* Start *

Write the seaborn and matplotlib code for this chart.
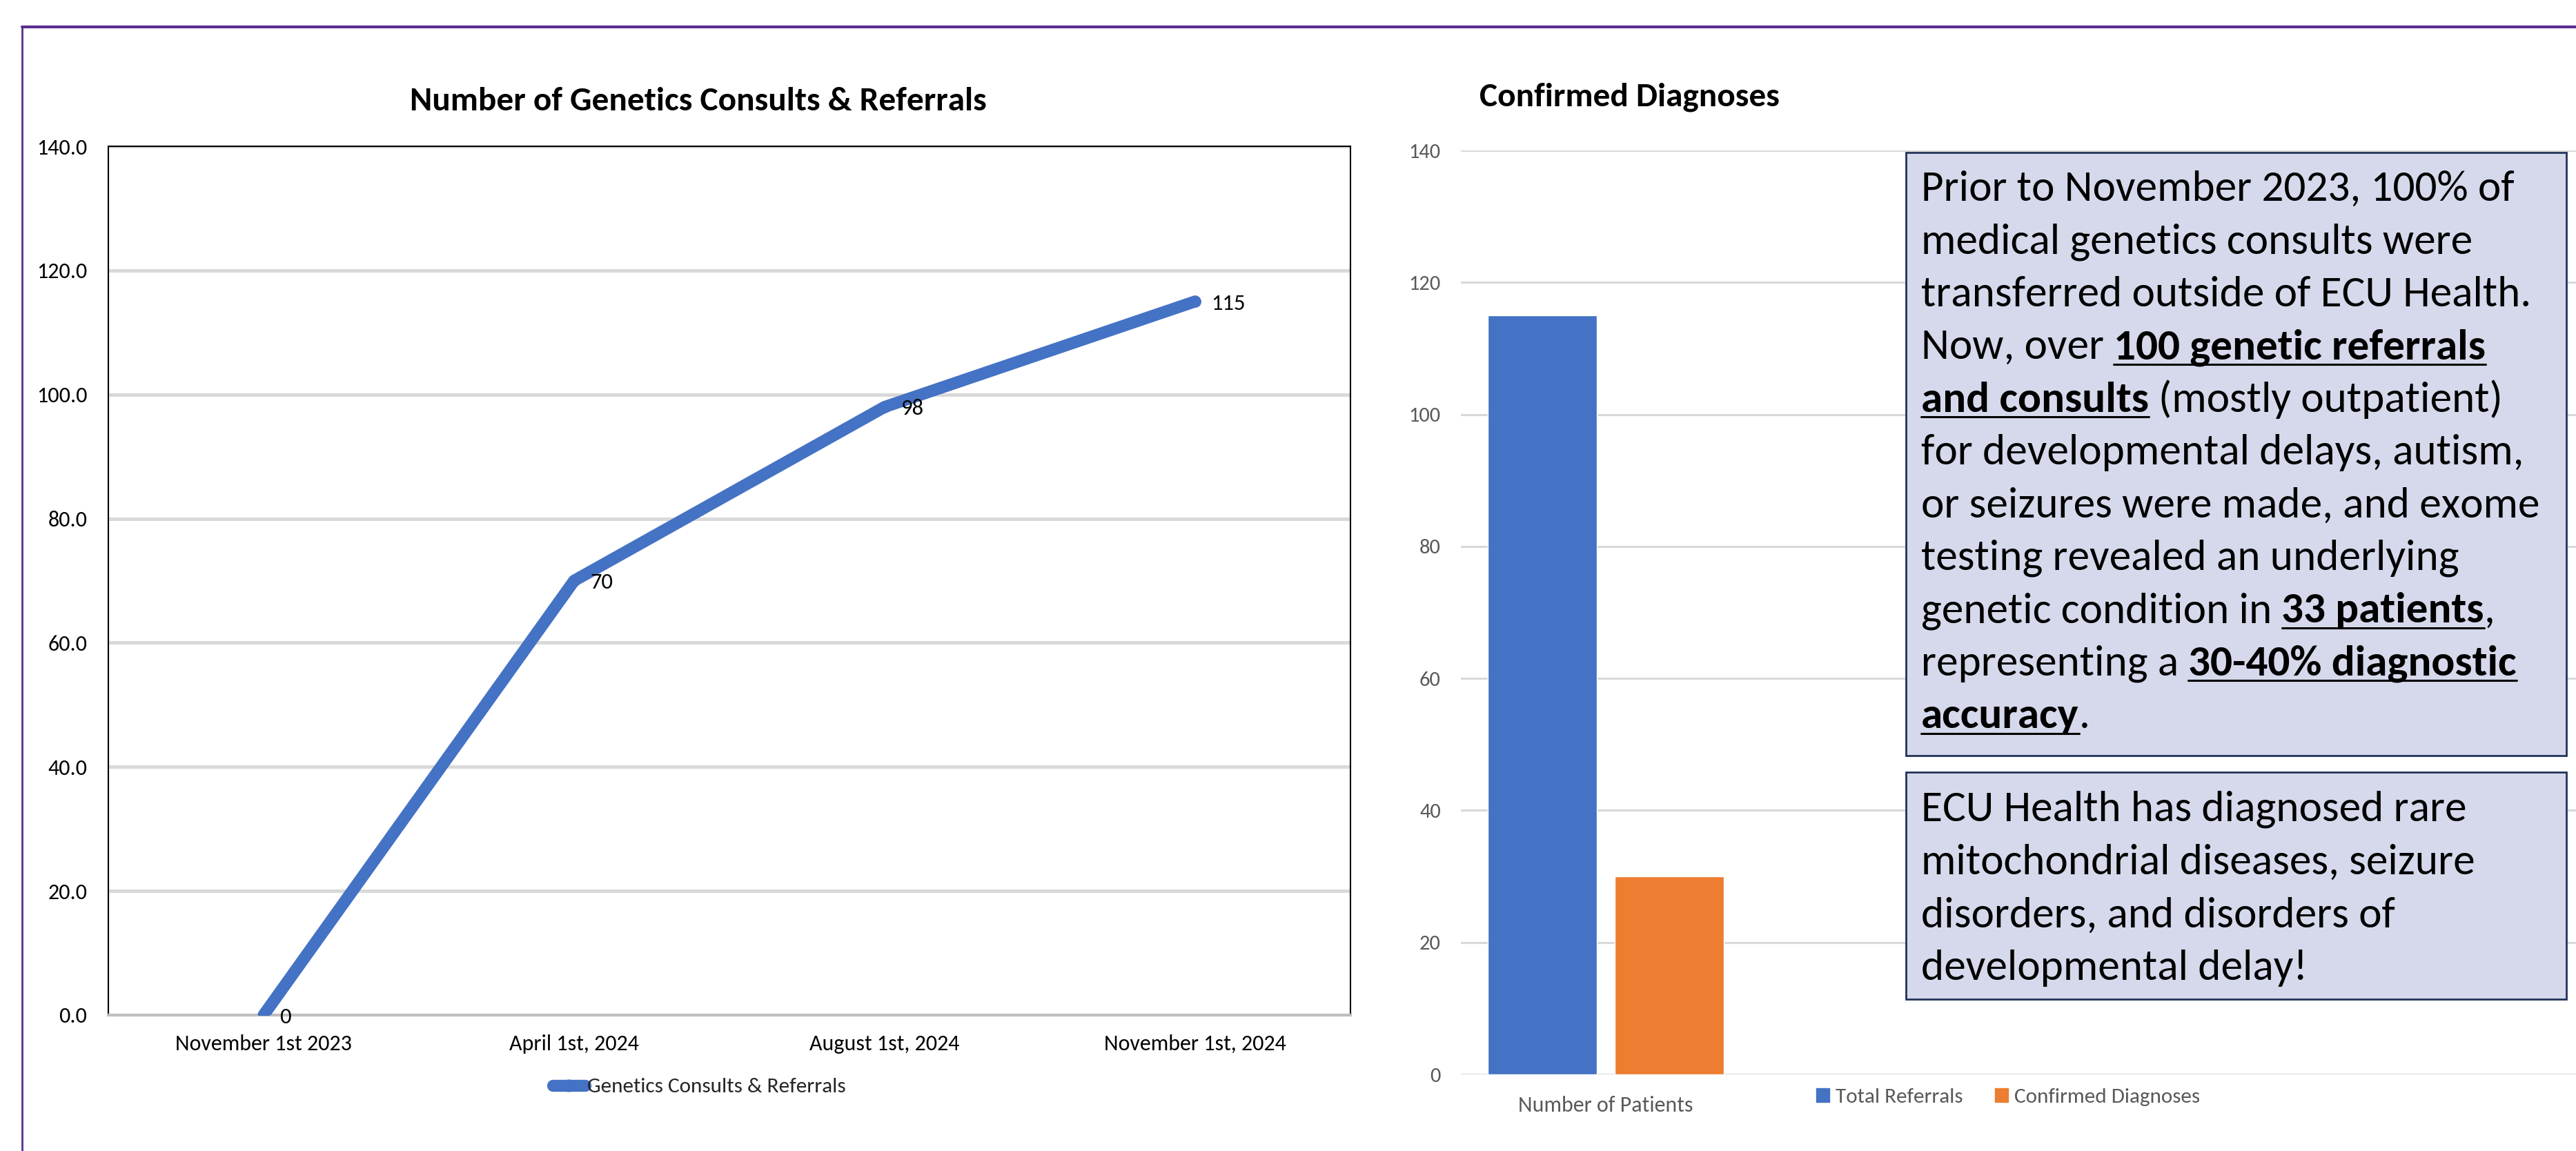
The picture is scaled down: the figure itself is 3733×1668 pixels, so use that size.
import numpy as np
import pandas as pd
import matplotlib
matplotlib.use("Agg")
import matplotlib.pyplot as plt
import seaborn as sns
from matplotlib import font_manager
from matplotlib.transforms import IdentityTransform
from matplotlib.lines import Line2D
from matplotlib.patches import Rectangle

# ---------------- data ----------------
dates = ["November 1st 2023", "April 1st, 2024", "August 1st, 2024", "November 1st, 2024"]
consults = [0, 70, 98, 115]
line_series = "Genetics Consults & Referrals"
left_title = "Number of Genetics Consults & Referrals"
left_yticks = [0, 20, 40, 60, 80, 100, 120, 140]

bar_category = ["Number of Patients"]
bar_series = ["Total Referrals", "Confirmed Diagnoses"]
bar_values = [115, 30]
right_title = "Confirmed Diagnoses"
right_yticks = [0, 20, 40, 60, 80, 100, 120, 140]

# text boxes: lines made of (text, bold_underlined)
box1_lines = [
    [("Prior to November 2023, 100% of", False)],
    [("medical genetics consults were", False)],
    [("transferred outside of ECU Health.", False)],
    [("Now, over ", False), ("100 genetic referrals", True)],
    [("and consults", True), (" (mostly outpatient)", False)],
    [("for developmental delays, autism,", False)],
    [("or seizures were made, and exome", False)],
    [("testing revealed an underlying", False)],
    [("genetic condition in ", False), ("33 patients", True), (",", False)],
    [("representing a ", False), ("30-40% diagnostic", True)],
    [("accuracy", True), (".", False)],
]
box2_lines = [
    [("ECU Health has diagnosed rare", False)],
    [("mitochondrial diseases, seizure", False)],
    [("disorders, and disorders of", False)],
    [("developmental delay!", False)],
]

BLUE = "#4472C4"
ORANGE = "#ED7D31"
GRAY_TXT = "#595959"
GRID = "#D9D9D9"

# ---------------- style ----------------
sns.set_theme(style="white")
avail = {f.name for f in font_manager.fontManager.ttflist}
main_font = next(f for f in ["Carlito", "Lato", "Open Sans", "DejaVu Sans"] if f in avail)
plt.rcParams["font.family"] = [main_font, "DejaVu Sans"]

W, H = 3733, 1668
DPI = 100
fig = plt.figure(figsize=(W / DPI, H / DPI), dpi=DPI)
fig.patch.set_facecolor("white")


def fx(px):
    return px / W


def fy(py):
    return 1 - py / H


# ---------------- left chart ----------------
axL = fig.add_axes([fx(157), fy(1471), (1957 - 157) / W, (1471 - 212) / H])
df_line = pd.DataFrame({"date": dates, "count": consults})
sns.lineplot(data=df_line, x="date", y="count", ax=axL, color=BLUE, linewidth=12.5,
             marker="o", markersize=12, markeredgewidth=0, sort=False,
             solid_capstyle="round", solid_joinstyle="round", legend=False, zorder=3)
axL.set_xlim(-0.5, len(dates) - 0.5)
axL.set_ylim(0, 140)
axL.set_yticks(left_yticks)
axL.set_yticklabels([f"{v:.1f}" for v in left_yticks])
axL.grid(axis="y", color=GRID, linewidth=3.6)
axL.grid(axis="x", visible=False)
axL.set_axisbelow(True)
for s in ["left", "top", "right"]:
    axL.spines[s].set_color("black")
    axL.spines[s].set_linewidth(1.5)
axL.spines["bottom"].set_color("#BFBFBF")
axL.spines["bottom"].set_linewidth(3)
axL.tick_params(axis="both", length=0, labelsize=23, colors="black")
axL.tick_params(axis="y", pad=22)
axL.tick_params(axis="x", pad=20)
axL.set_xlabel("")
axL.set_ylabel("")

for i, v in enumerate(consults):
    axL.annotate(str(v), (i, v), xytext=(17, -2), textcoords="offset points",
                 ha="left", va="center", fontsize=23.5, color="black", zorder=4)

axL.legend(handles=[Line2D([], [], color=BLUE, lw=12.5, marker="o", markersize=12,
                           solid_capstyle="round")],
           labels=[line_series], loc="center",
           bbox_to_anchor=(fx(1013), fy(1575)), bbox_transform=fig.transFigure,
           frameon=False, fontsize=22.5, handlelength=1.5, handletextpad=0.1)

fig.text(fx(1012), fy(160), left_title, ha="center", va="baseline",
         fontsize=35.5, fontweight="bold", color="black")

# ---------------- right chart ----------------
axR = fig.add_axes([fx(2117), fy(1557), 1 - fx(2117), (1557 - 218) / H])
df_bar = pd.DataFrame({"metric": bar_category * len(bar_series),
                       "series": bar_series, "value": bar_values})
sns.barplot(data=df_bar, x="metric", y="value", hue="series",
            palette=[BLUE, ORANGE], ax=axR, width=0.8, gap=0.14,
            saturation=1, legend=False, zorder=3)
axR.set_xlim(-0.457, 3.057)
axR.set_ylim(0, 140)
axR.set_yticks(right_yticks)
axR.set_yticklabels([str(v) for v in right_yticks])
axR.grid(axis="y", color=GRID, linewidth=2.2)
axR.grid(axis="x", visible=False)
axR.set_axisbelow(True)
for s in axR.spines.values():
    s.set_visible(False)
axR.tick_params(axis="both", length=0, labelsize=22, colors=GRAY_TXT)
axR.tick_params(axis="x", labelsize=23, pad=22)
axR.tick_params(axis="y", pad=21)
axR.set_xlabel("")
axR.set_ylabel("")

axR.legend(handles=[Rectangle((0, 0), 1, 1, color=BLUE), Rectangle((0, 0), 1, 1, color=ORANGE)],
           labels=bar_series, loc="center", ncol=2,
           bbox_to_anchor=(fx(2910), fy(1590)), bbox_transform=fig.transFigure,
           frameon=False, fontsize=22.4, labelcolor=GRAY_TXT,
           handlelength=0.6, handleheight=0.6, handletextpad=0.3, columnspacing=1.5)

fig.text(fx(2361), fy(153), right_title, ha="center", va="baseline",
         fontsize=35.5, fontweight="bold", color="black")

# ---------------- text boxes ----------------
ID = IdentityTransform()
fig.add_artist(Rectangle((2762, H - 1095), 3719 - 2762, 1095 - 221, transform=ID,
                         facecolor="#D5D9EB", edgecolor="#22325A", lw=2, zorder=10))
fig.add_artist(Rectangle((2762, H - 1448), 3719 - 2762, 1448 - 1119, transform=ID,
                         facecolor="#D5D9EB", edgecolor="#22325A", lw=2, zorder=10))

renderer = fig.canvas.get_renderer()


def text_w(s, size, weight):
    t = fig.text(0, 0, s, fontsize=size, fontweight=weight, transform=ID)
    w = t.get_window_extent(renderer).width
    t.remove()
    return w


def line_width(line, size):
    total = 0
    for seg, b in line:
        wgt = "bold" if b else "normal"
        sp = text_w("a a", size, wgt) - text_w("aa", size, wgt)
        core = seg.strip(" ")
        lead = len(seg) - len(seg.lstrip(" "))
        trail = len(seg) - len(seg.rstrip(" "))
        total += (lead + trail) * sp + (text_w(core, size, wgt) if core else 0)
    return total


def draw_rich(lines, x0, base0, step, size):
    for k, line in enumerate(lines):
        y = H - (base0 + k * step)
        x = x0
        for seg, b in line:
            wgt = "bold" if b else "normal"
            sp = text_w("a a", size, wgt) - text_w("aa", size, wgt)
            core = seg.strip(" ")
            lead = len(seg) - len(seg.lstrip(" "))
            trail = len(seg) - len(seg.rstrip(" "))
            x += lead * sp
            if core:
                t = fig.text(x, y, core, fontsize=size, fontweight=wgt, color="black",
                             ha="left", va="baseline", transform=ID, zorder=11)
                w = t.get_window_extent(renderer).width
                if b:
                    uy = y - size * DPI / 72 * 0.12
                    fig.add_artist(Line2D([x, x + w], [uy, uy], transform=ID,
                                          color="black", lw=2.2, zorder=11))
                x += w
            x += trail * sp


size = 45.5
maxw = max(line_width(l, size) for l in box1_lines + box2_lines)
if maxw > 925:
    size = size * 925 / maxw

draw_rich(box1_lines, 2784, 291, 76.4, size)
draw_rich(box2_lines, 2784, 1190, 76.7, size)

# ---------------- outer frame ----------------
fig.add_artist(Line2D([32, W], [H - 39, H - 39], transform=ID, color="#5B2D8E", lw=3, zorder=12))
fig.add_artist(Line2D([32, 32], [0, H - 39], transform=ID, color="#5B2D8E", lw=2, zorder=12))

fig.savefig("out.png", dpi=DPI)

* End *

→ EXERCISE OBJECTIVE
Omitting all pictures, restate exactly the lines of the material from its start through the line that contains "right_yticks = [0, 20, 40, 60, 80, 100, 120, 140]".

→ RESPONSE FOR THIS EXERCISE
Write the seaborn and matplotlib code for this chart.
The picture is scaled down: the figure itself is 3733×1668 pixels, so use that size.
import numpy as np
import pandas as pd
import matplotlib
matplotlib.use("Agg")
import matplotlib.pyplot as plt
import seaborn as sns
from matplotlib import font_manager
from matplotlib.transforms import IdentityTransform
from matplotlib.lines import Line2D
from matplotlib.patches import Rectangle

# ---------------- data ----------------
dates = ["November 1st 2023", "April 1st, 2024", "August 1st, 2024", "November 1st, 2024"]
consults = [0, 70, 98, 115]
line_series = "Genetics Consults & Referrals"
left_title = "Number of Genetics Consults & Referrals"
left_yticks = [0, 20, 40, 60, 80, 100, 120, 140]

bar_category = ["Number of Patients"]
bar_series = ["Total Referrals", "Confirmed Diagnoses"]
bar_values = [115, 30]
right_title = "Confirmed Diagnoses"
right_yticks = [0, 20, 40, 60, 80, 100, 120, 140]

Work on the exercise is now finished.